Please transcribe the data that follows without the pictures, keeping every word the same.

- INFORMATION PROVIDED -

(begin)

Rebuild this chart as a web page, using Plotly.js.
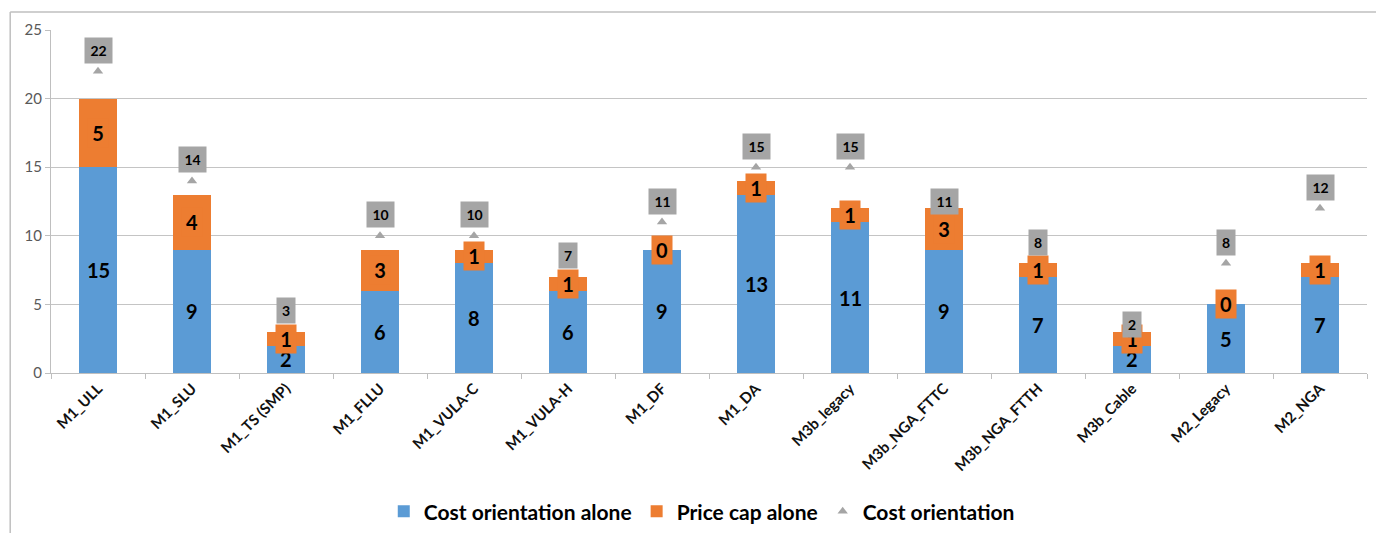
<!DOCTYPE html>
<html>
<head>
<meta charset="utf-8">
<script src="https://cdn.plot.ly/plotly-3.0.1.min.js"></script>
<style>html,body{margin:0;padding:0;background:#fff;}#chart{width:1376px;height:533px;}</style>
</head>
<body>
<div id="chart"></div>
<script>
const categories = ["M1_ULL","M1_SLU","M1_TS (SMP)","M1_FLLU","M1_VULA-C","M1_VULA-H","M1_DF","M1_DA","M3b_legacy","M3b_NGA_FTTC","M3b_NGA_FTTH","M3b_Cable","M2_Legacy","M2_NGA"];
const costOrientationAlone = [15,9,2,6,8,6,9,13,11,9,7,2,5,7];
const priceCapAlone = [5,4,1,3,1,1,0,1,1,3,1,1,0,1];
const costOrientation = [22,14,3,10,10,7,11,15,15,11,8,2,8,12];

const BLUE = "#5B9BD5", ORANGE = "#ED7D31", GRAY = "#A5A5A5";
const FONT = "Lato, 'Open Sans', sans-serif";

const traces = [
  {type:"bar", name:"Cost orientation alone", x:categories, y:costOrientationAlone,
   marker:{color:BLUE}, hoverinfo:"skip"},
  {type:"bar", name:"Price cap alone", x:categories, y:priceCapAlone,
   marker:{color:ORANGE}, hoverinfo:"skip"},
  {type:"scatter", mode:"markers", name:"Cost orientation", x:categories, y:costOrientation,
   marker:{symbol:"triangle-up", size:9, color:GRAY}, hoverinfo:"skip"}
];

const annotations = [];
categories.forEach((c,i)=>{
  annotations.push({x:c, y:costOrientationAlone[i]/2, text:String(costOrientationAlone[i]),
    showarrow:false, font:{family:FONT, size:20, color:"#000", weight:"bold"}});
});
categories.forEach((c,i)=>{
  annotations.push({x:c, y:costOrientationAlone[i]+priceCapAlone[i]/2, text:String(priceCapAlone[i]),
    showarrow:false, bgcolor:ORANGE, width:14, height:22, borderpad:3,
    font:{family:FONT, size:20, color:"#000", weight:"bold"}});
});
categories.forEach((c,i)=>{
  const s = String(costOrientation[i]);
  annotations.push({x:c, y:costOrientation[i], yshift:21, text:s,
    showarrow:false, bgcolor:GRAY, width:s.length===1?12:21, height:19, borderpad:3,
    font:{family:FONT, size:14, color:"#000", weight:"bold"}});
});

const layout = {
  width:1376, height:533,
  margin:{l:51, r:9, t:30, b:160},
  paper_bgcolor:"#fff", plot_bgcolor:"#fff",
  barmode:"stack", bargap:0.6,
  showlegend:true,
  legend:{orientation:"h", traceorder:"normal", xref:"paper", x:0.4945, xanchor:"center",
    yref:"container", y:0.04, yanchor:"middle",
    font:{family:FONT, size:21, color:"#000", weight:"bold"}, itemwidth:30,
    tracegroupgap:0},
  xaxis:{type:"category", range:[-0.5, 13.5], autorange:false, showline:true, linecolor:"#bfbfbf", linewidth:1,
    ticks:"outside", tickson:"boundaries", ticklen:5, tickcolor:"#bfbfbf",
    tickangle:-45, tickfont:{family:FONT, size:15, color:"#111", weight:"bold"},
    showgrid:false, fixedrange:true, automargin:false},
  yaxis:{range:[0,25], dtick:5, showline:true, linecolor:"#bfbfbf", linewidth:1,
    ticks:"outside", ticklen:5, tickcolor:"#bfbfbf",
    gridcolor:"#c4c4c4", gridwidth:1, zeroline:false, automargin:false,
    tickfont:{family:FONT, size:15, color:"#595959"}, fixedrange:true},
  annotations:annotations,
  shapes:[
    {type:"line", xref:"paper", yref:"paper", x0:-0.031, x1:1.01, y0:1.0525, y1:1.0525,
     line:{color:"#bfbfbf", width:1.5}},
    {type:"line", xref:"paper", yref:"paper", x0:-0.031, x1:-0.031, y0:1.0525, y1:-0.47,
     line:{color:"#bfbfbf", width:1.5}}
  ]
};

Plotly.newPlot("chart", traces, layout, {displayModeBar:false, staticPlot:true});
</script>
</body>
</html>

(end)

- SOLUTION TO THE PROBLEM -
Rebuild this chart as a web page, using Plotly.js.
<!DOCTYPE html>
<html>
<head>
<meta charset="utf-8">
<script src="https://cdn.plot.ly/plotly-3.0.1.min.js"></script>
<style>html,body{margin:0;padding:0;background:#fff;}#chart{width:1376px;height:533px;}</style>
</head>
<body>
<div id="chart"></div>
<script>
const categories = ["M1_ULL","M1_SLU","M1_TS (SMP)","M1_FLLU","M1_VULA-C","M1_VULA-H","M1_DF","M1_DA","M3b_legacy","M3b_NGA_FTTC","M3b_NGA_FTTH","M3b_Cable","M2_Legacy","M2_NGA"];
const costOrientationAlone = [15,9,2,6,8,6,9,13,11,9,7,2,5,7];
const priceCapAlone = [5,4,1,3,1,1,0,1,1,3,1,1,0,1];
const costOrientation = [22,14,3,10,10,7,11,15,15,11,8,2,8,12];

const BLUE = "#5B9BD5", ORANGE = "#ED7D31", GRAY = "#A5A5A5";
const FONT = "Lato, 'Open Sans', sans-serif";

const traces = [
  {type:"bar", name:"Cost orientation alone", x:categories, y:costOrientationAlone,
   marker:{color:BLUE}, hoverinfo:"skip"},
  {type:"bar", name:"Price cap alone", x:categories, y:priceCapAlone,
   marker:{color:ORANGE}, hoverinfo:"skip"},
  {type:"scatter", mode:"markers", name:"Cost orientation", x:categories, y:costOrientation,
   marker:{symbol:"triangle-up", size:9, color:GRAY}, hoverinfo:"skip"}
];

const annotations = [];
categories.forEach((c,i)=>{
  annotations.push({x:c, y:costOrientationAlone[i]/2, text:String(costOrientationAlone[i]),
    showarrow:false, font:{family:FONT, size:20, color:"#000", weight:"bold"}});
});
categories.forEach((c,i)=>{
  annotations.push({x:c, y:costOrientationAlone[i]+priceCapAlone[i]/2, text:String(priceCapAlone[i]),
    showarrow:false, bgcolor:ORANGE, width:14, height:22, borderpad:3,
    font:{family:FONT, size:20, color:"#000", weight:"bold"}});
});
categories.forEach((c,i)=>{
  const s = String(costOrientation[i]);
  annotations.push({x:c, y:costOrientation[i], yshift:21, text:s,
    showarrow:false, bgcolor:GRAY, width:s.length===1?12:21, height:19, borderpad:3,
    font:{family:FONT, size:14, color:"#000", weight:"bold"}});
});

const layout = {
  width:1376, height:533,
  margin:{l:51, r:9, t:30, b:160},
  paper_bgcolor:"#fff", plot_bgcolor:"#fff",
  barmode:"stack", bargap:0.6,
  showlegend:true,
  legend:{orientation:"h", traceorder:"normal", xref:"paper", x:0.4945, xanchor:"center",
    yref:"container", y:0.04, yanchor:"middle",
    font:{family:FONT, size:21, color:"#000", weight:"bold"}, itemwidth:30,
    tracegroupgap:0},
  xaxis:{type:"category", range:[-0.5, 13.5], autorange:false, showline:true, linecolor:"#bfbfbf", linewidth:1,
    ticks:"outside", tickson:"boundaries", ticklen:5, tickcolor:"#bfbfbf",
    tickangle:-45, tickfont:{family:FONT, size:15, color:"#111", weight:"bold"},
    showgrid:false, fixedrange:true, automargin:false},
  yaxis:{range:[0,25], dtick:5, showline:true, linecolor:"#bfbfbf", linewidth:1,
    ticks:"outside", ticklen:5, tickcolor:"#bfbfbf",
    gridcolor:"#c4c4c4", gridwidth:1, zeroline:false, automargin:false,
    tickfont:{family:FONT, size:15, color:"#595959"}, fixedrange:true},
  annotations:annotations,
  shapes:[
    {type:"line", xref:"paper", yref:"paper", x0:-0.031, x1:1.01, y0:1.0525, y1:1.0525,
     line:{color:"#bfbfbf", width:1.5}},
    {type:"line", xref:"paper", yref:"paper", x0:-0.031, x1:-0.031, y0:1.0525, y1:-0.47,
     line:{color:"#bfbfbf", width:1.5}}
  ]
};

Plotly.newPlot("chart", traces, layout, {displayModeBar:false, staticPlot:true});
</script>
</body>
</html>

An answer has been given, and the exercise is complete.